Messieurs, si vous êtes auteur d’une grossesse, allez-vous dénoncer -pardon : allez faire une déclaration- à la mairie dans les trois premier mois de celle-ci. C’est ce à quoi vous oblige une loi adoptée quelques mois avant l’arrivée du président Talon au pouvoir.
En effet, selon la loi 2015-08 du 08 décembre 2015, « aucune mère ne peut attribuer à l’enfant nouveau-né le nom d’un présumé géniteur que sur présentation d’un certificat de mariage ou d’une déclaration de reconnaissance de la grossesse établie par l’officier de l’Etat civil. Aucune sage-femme, aucun médecin accoucheur ne peut inscrire sur la fiche de naissance le nom d’un quelconque présumé père si la femme n’apporte pas, au moment de l’accouchement, la preuve du mariage ou de la reconnaissance de la grossesse ».
Cette loi, adoptée sous l’impulsion des féministes, n’était cependant pas suivie des modalités d’application, ce qui en faisait une disposition sans suite. Depuis janvier, la boucle est bouclée. La loi 2020-34 du 06 du janvier 2021 stipule que ceux qui ne déclareraient pas, au cours des trois premiers mois, les grossesses de leurs femmes ou copines seront passibles de trois mois à un an de prison et jusqu’à 250.000 francs d’amande. De même, si cette déclaration n’est pas faite, l’enfant à naître portera le nom de sa mère et non celui de son père.
En France –puisque le concept a été copié de ce pays ancien colonisateur du Bénin, la non-déclaration de naissance n’est pas passible de prison. Plutôt, elle donne des avantages directs.

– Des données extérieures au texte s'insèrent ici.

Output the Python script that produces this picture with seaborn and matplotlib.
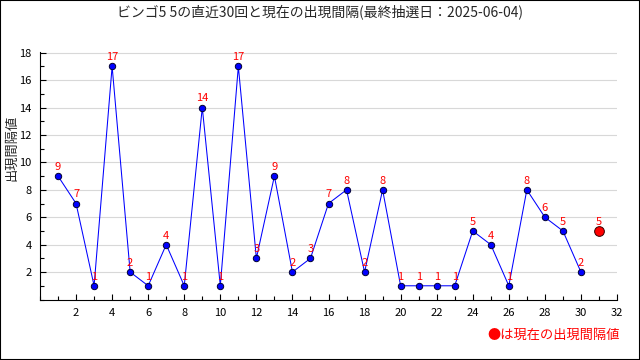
import numpy as np
import pandas as pd
import matplotlib
matplotlib.use('Agg')
import matplotlib.pyplot as plt
import seaborn as sns
from matplotlib.ticker import MultipleLocator

# Data
draws = list(range(1, 31))
intervals = [9, 7, 1, 17, 2, 1, 4, 1, 14, 1, 17, 3, 9, 2, 3, 7, 8, 2, 8, 1,
             1, 1, 1, 5, 4, 1, 8, 6, 5, 2]
current_x = 31
current_val = 5

title = 'ビンゴ5 5の直近30回と現在の出現間隔(最終抽選日：2025-06-04)'
ylabel = '出現間隔値'
note = '●は現在の出現間隔値'

sns.set_style('white')
plt.rcParams['font.family'] = ['Noto Sans CJK JP', 'DejaVu Sans']

df = pd.DataFrame({'draw': draws, 'interval': intervals})

fig = plt.figure(figsize=(6.4, 3.6), dpi=100)
ax = fig.add_axes([40 / 640, 1 - 299.5 / 360, 577 / 640, 247.5 / 360])

ax.grid(axis='y', color='#d8d8d8', linewidth=0.8)
ax.set_axisbelow(True)

sns.lineplot(data=df, x='draw', y='interval', ax=ax, color='#0000ff',
             linewidth=0.75, marker='o', markersize=4.6,
             markerfacecolor='#0000ff', markeredgecolor='#000033',
             markeredgewidth=0.7)
ax.plot([current_x], [current_val], 'o', color='red', markersize=7,
        markeredgecolor='#330000', markeredgewidth=0.7, zorder=5)

for x, v in zip(draws, intervals):
    ax.text(x, v + 0.3, str(v), color='red', ha='center', va='bottom', fontsize=8)
ax.text(current_x, current_val + 0.3, str(current_val), color='red',
        ha='center', va='bottom', fontsize=8)

ax.set_xlim(0, 32)
ax.set_ylim(0, 18.05)
ax.xaxis.set_minor_locator(MultipleLocator(1))
ax.yaxis.set_minor_locator(MultipleLocator(1))
ax.set_xticks(range(2, 33, 2))
ax.set_yticks(range(2, 19, 2))
ax.tick_params(which='both', direction='in', length=4, width=0.8, colors='black',
               labelsize=8, bottom=True, left=True)
ax.tick_params(which='minor', length=3)
ax.tick_params(axis='x', pad=6)
ax.tick_params(axis='y', pad=6)
ax.set_xlabel('')
ax.set_ylabel('')
for s in ['top', 'right']:
    ax.spines[s].set_visible(False)
for s in ['left', 'bottom']:
    ax.spines[s].set_color('black')
    ax.spines[s].set_linewidth(0.8)

fig.text(0.5, 1 - 12 / 360, title, ha='center', va='center', fontsize=10)
fig.text(12 / 640, 1 - 148 / 360, ylabel, ha='center', va='center',
         rotation=90, fontsize=9.5)
fig.text(620 / 640, 1 - 335 / 360, note, ha='right', va='center',
         fontsize=9.5, color='red')

fig.patches.append(plt.Rectangle((0, 0), 1, 1, transform=fig.transFigure,
                                 fill=False, edgecolor='black', linewidth=1.5))

fig.savefig('out.png', dpi=100)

Si vous déclarez la grossesse avant la fin du troisième mois, vous bénéficiez au plus vite de la prise en charge au titre de l’assurance maternité. Au Bénin, en lieu et place de bénéfice, c’est la prison et les amendes.
A travers cette initiative, le législateur vise à protéger les femmes et les enfants face à l’irresponsabilité de certains hommes qui abandonnent leurs compagnes enceinte. Une déclaration astreint à certaines responsabilités, comme de s’occuper les dépenses découlant de la grossesse et aussi éventuellement la pension pour que la mère s’occupe de l’enfant après sa naissance.
D’après certaines femmes, cette disposition fera réfléchir par deux fois des hommes qui s’adonnent aux escapades extraconjugales. La crainte de devoir aller à la mairie les rendrait plus sage parce qu’ils n’aimeraient pas que leurs épouses soient informées de leurs aventures.
Mais, dans la réalité, il n’est pas certain que les bénéfices escomptés pèsent lourd face aux inconvénients de cette disposition. Au contraire, elle risque de porter de graves préjudices aux enfants. La loi n’oblige personne à reconnaitre une grossesse s’il n’est pas convaincu d’en être l’auteur. Ce sera donc la parole de la femme contre la sienne, comme cela se passe très souvent avec les adolescents, des hommes mariés ou ceux qui ne font plus confiance en leurs compagnes. Du coup, qu’adviendra-t-il de l’enfant à sa naissance ? Sûrement, il portera le nom de sa maman puisque la femme n’est plus autorisée à donner le nom du présumé père sans que celui-ci ait accepté les fait. Dans les sociétés africaines et béninoises en particulier, un enfant qui porte le nom de sa mère est généralement considéré comme un enfant bâtard. Il n’est donc pas loin, ce temps où le Bénin comptera beaucoup de bâtards.
Maintenir la loi en l’état, c’est donc violer le droit fondamental et la dignité des enfants dont les présumés pères auront refusé d’assumer leurs responsabilité en leur temps. Faut-il faire payer à l’enfant la faute de ses parents ? Dans certains pays, lorsque la mère n’est pas mariée au père, l’inscription suivante figure sur l’acte de naissance de l’enfant : « Père : Inconnu ». Les droits des enfants ayant évolué, les législations de ces pays ont suivi la tendance et rectifié le tir en mentionnant le nom du père tel que dévoilé par la mère. Pendant ce temps, le Bénin est en train de faire un pas en arrière.